Start of RECORDS SHOWN
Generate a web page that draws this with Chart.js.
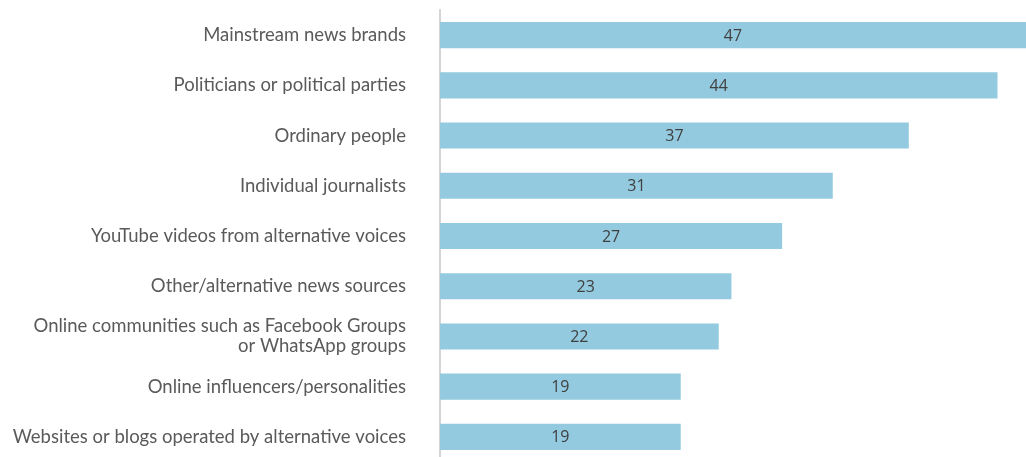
<!DOCTYPE html>
<html>
<head>
<meta charset="utf-8">
<script src="https://cdn.jsdelivr.net/npm/chart.js@4/dist/chart.umd.min.js"></script>
<style>
  html, body { margin: 0; padding: 0; background: #fff; overflow: hidden; }
  #wrap { position: relative; width: 1026px; height: 462px; }
</style>
</head>
<body>
<div id="wrap"><canvas id="chart"></canvas></div>
<script>
// Sources people pay attention to, % of respondents
const categories = [
  "Mainstream news brands",
  "Politicians or political parties",
  "Ordinary people",
  "Individual journalists",
  "YouTube videos from alternative voices",
  "Other/alternative news sources",
  ["Online communities such as Facebook Groups", "or WhatsApp groups"],
  "Online influencers/personalities",
  "Websites or blogs operated by alternative voices"
];
const values = [47, 44, 37, 31, 27, 23, 22, 19, 19];

const BAR_COLOR = "#93cadf";

// value labels centred on the visible part of each bar
const barLabels = {
  id: "barLabels",
  afterDatasetsDraw(chart) {
    const { ctx, chartArea } = chart;
    const meta = chart.getDatasetMeta(0);
    ctx.save();
    ctx.font = "16px 'Open Sans'";
    ctx.fillStyle = "#404040";
    ctx.textAlign = "center";
    ctx.textBaseline = "middle";
    meta.data.forEach((bar, i) => {
      const right = Math.min(bar.x, chartArea.right);
      const x = (bar.base + right) / 2;
      ctx.fillText(String(values[i]), x, bar.y + 1);
    });
    ctx.restore();
  }
};

new Chart(document.getElementById("chart"), {
  type: "bar",
  data: {
    labels: categories,
    datasets: [{
      data: values,
      backgroundColor: BAR_COLOR,
      borderWidth: 0,
      barPercentage: 0.52,
      categoryPercentage: 1
    }]
  },
  options: {
    indexAxis: "y",
    responsive: true,
    maintainAspectRatio: false,
    animation: false,
    layout: { padding: { top: 10, right: 0, bottom: 0, left: 0 } },
    plugins: { legend: { display: false }, tooltip: { enabled: false } },
    scales: {
      x: { display: false, min: 0, max: 46.25 },
      y: {
        afterFit(scale) {
          scale.width = 440;
          scale.paddingTop = 0;
          scale.paddingBottom = 0;
        },
        grid: { display: false, drawTicks: false },
        border: { display: true, color: "#d4d4d4", width: 2 },
        ticks: {
          padding: 34,
          color: "#5a5a5a",
          font: { family: "Lato", size: 18.5, weight: 400, lineHeight: 1.08 }
        }
      }
    }
  },
  plugins: [barLabels]
});
</script>
</body>
</html>
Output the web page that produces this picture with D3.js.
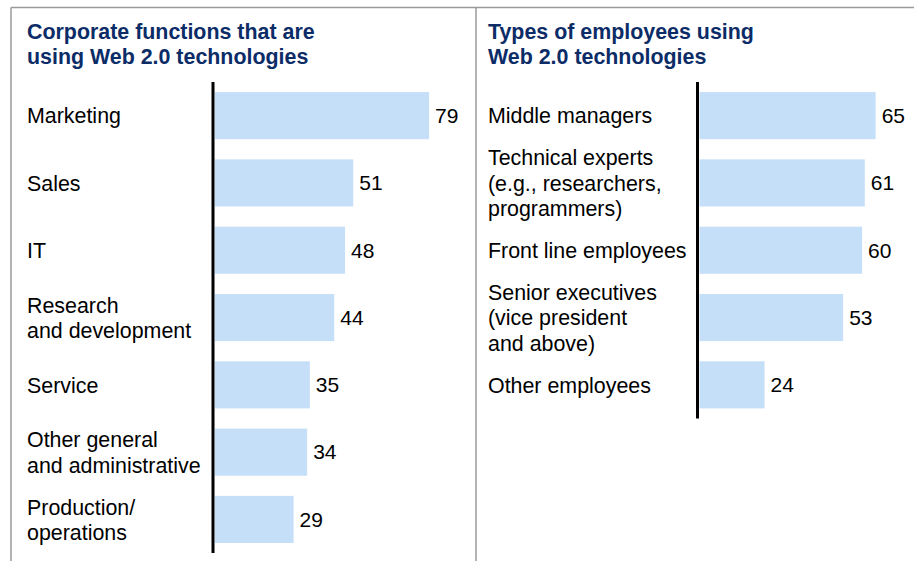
<!DOCTYPE html>
<html><head><meta charset="utf-8">
<script src="https://cdn.jsdelivr.net/npm/d3@7"></script>
<style>html,body{margin:0;padding:0;background:#fff;}svg{display:block;}</style>
</head><body>
<script>
const leftTitle = ["Corporate functions that are", "using Web 2.0 technologies"];
const leftCategories = [
  ["Marketing"], ["Sales"], ["IT"], ["Research", "and development"], ["Service"],
  ["Other general", "and administrative"], ["Production/", "operations"]
];
const leftValues = [79, 51, 48, 44, 35, 34, 29];

const rightTitle = ["Types of employees using", "Web 2.0 technologies"];
const rightCategories = [
  ["Middle managers"], ["Technical experts", "(e.g., researchers,", "programmers)"],
  ["Front line employees"], ["Senior executives", "(vice president", "and above)"], ["Other employees"]
];
const rightValues = [65, 61, 60, 53, 24];

const W = 914, H = 561;
const svg = d3.select("body").append("svg").attr("width", W).attr("height", H);

// frame
const frame = svg.append("g").attr("stroke", "#9a9a9a").attr("stroke-width", 1.5).attr("fill", "none");
frame.append("line").attr("x1", 11).attr("x2", W).attr("y1", 7.5).attr("y2", 7.5);
frame.append("line").attr("x1", 11).attr("x2", 11).attr("y1", 7.5).attr("y2", H);
frame.append("line").attr("x1", 476).attr("x2", 476).attr("y1", 7.5).attr("y2", H);

const FONT = "Arial, 'Liberation Sans', Helvetica, sans-serif";
const STEP = 67.3;

function panel(opts) {
  const g = svg.append("g");
  const {title, cats, vals, textX, barX} = opts;
  // title
  const t = g.append("text").attr("x", textX).attr("y", 38.5)
    .attr("font-family", FONT).attr("font-size", 21.4).attr("font-weight", "bold").attr("fill", "#0b2c67");
  title.forEach((s, i) => t.append("tspan").attr("x", textX).attr("y", 38.5 + i * 25).text(s));

  const keys = cats.map((c, i) => i);
  const y = d3.scaleBand().domain(keys).range([82, 82 + keys.length * STEP])
    .paddingInner(0.3).paddingOuter(0.15);
  const x = d3.scaleLinear().domain([0, 100]).range([barX, barX + 271]);

  g.selectAll("rect.bar").data(vals).join("rect").attr("class", "bar")
    .attr("x", x(0)).attr("y", (d, i) => y(i))
    .attr("width", d => x(d) - x(0)).attr("height", y.bandwidth())
    .attr("fill", "#c6dff9");

  g.selectAll("text.val").data(vals).join("text").attr("class", "val")
    .attr("x", d => x(d) + 6).attr("y", (d, i) => y(i) + y.bandwidth() / 2 + 7.3)
    .attr("font-family", FONT).attr("font-size", 21).attr("fill", "#000")
    .text(d => d);

  cats.forEach((lines, i) => {
    const cy = y(i) + y.bandwidth() / 2 + 7.8;
    const tx = g.append("text").attr("font-family", FONT).attr("font-size", 21.4).attr("fill", "#000");
    lines.forEach((s, j) => {
      tx.append("tspan").attr("x", textX).attr("y", cy + (j - (lines.length - 1) / 2) * 25.5).text(s);
    });
  });

  // axis line
  const [r0, r1] = y.range();
  g.append("line").attr("x1", x(0) - 2).attr("x2", x(0) - 2).attr("y1", r0).attr("y2", r1)
    .attr("stroke", "#000").attr("stroke-width", 3);
}

panel({title: leftTitle, cats: leftCategories, vals: leftValues, textX: 27, barX: 215});
panel({title: rightTitle, cats: rightCategories, vals: rightValues, textX: 488, barX: 699.5});
</script>
</body></html>
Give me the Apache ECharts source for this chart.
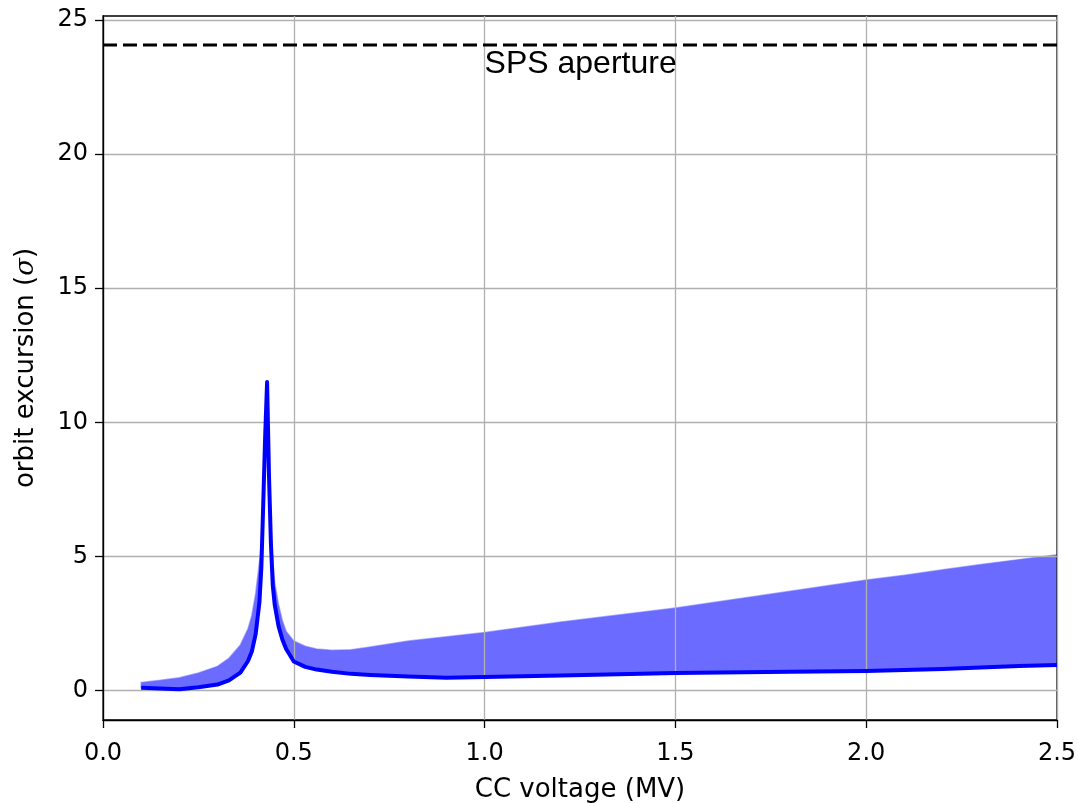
End of RECORDS SHOWN
EXERCISE BRIEF: Using the records above, gather all lines where the string "that" is present.

SOLUTION:
Generate a web page that draws this with Chart.js.
Output the web page that produces this picture with D3.js.
const leftTitle = ["Corporate functions that are", "using Web 2.0 technologies"];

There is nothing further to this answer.